Toxic Release Inventory data for 2024. 11 facilities reported releasing carbaryl.
| Facility | State | On-site (lb) |
|---|---|---|
| Us Ecology Texas Inc Robstown | Texas | 277 |
| Clean Harbors Environmental Services Inc Kimball | Nebraska | 74 |
| Elemental Environmental Solutions Llc Arkadelphia | Arkansas | 71 |
| Drexel Chemical Gw Warehouse Facility Cordele | Georgia | 0 |
| Clean Harbors El Dorado Llc El Dorado | Arkansas | 0 |
| Drexel Chemical Skagg's Facility Memphis | Tennessee | 0 |
| Clean Harbors Aragonite Llc Grantsville | Utah | 0 |
| Clean Harbors Deer Park Llc La Porte | Texas | 0 |
| Heritage Thermal Services East Liverpool | Ohio | 0 |
| Ross Incineration Services Inc Grafton | Ohio | 0 |
| Schirm Usa Inc. Ennis | Texas | 0 |
The Toxic Release Inventory (TRI) tracks how much of each listed chemical U.S. industrial facilities release into the environment each year. EPA requires facilities in certain industry sectors that manufacture, process, or otherwise use TRI-listed chemicals above threshold amounts to report annually. In 2024, 11 facilities reported releasing carbaryl to EPA's TRI program.
The primary release pathway is land disposal (347 lb), which includes landfills, surface impoundments, land treatment, and underground injection.
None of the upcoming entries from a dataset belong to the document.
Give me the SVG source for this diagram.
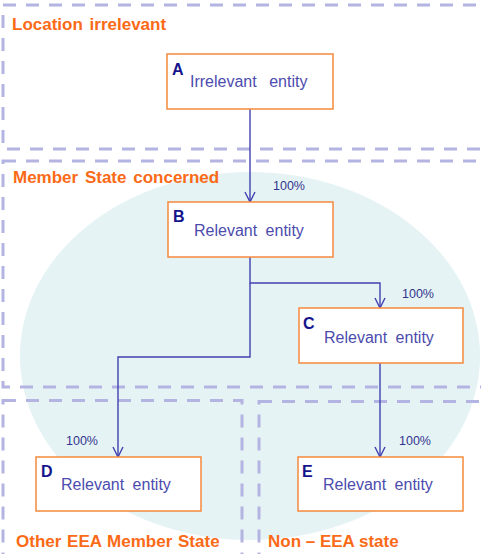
<svg xmlns="http://www.w3.org/2000/svg" width="481" height="554" viewBox="0 0 481 554">
  <style>
    .zone { fill: none; stroke: #b4b4e2; stroke-width: 3; stroke-dasharray: 13 10; }
    .zone-title { font-family: "Liberation Sans", Arial, sans-serif; font-size: 17px; font-weight: bold; fill: #fb6a17; word-spacing: 2px; }
    .box { fill: #ffffff; stroke: #f5893d; stroke-width: 1.5; }
    .letter { font-family: "Liberation Sans", Arial, sans-serif; font-size: 16px; font-weight: bold; fill: #14148c; }
    .name { font-family: "Liberation Sans", Arial, sans-serif; font-size: 16px; fill: #4c4cae; word-spacing: 4px; }
    .pct { font-family: "Liberation Sans", Arial, sans-serif; font-size: 12.5px; fill: #33338f; }
    .link { fill: none; stroke: #4141b0; stroke-width: 1.4; }
  </style>
  <defs>
    <marker id="arrow" viewBox="0 0 12 12" refX="11" refY="6" markerWidth="12" markerHeight="12" markerUnits="userSpaceOnUse" orient="auto">
      <path d="M1,1 L11,6 L1,11" fill="none" stroke="#4141b0" stroke-width="1.4"/>
    </marker>
  </defs>

  <rect width="481" height="554" fill="#ffffff"/>

  <!-- member-state area backdrop -->
  <ellipse cx="250" cy="356" rx="230" ry="184" fill="#e5f3f4"/>

  <!-- zones -->
  <g id="zone-location">
    <rect class="zone" x="3" y="5" width="500" height="144"/>
    <text class="zone-title" x="12" y="30">Location irrelevant</text>
  </g>
  <g id="zone-member">
    <rect class="zone" x="3" y="161" width="500" height="226"/>
    <text class="zone-title" x="13" y="183">Member State concerned</text>
  </g>
  <g id="zone-other-eea">
    <rect class="zone" x="3" y="400.5" width="239" height="200"/>
    <text class="zone-title" x="16" y="547" style="word-spacing:1px">Other EEA Member State</text>
  </g>
  <g id="zone-non-eea">
    <rect class="zone" x="259" y="401.5" width="250" height="200"/>
    <text class="zone-title" x="268" y="547" style="word-spacing:0">Non – EEA state</text>
  </g>

  <!-- connectors -->
  <g id="connectors">
    <path class="link" d="M250,109 V202" marker-end="url(#arrow)"/>
    <path class="link" d="M250,257 V283 H380 V308" marker-end="url(#arrow)"/>
    <path class="link" d="M250,283 V357 H118 V457" marker-end="url(#arrow)"/>
    <path class="link" d="M380,363 V457" marker-end="url(#arrow)"/>
    <text class="pct" x="273" y="190">100%</text>
    <text class="pct" x="402" y="298">100%</text>
    <text class="pct" x="66" y="445">100%</text>
    <text class="pct" x="399" y="445">100%</text>
  </g>

  <!-- entities -->
  <g id="node-a">
    <rect class="box" x="167" y="54" width="166" height="55"/>
    <text class="letter" x="172" y="75">A</text>
    <text class="name" x="190" y="87" style="word-spacing:8px">Irrelevant entity</text>
  </g>
  <g id="node-b">
    <rect class="box" x="168" y="202" width="165" height="55"/>
    <text class="letter" x="173" y="222">B</text>
    <text class="name" x="194" y="236">Relevant entity</text>
  </g>
  <g id="node-c">
    <rect class="box" x="299" y="308" width="164" height="55"/>
    <text class="letter" x="303" y="329">C</text>
    <text class="name" x="324" y="343">Relevant entity</text>
  </g>
  <g id="node-d">
    <rect class="box" x="36" y="457" width="165" height="54"/>
    <text class="letter" x="41" y="477">D</text>
    <text class="name" x="61" y="490">Relevant entity</text>
  </g>
  <g id="node-e">
    <rect class="box" x="298" y="457" width="165" height="54"/>
    <text class="letter" x="302" y="477">E</text>
    <text class="name" x="323" y="490">Relevant entity</text>
  </g>
</svg>
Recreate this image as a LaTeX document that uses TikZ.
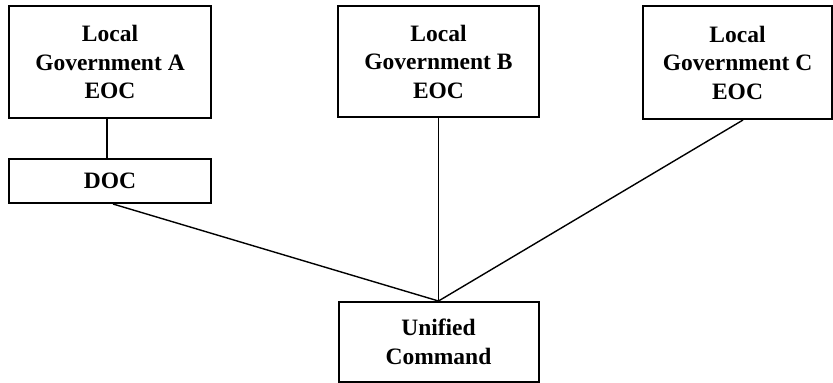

TRI data represents reported releases, not measured environmental concentrations. A facility reporting large releases of carbaryl is not necessarily causing harm at those levels — toxicity, exposure pathways, and local conditions all matter. Conversely, small reported amounts of highly toxic chemicals can pose greater risk than large amounts of less toxic ones. TRI is a transparency tool, not a risk assessment.
For health information about specific chemicals, the Agency for Toxic Substances and Disease Registry (ATSDR) publishes toxicological profiles, and EPA's Integrated Risk Information System (IRIS) provides reference doses and cancer classifications.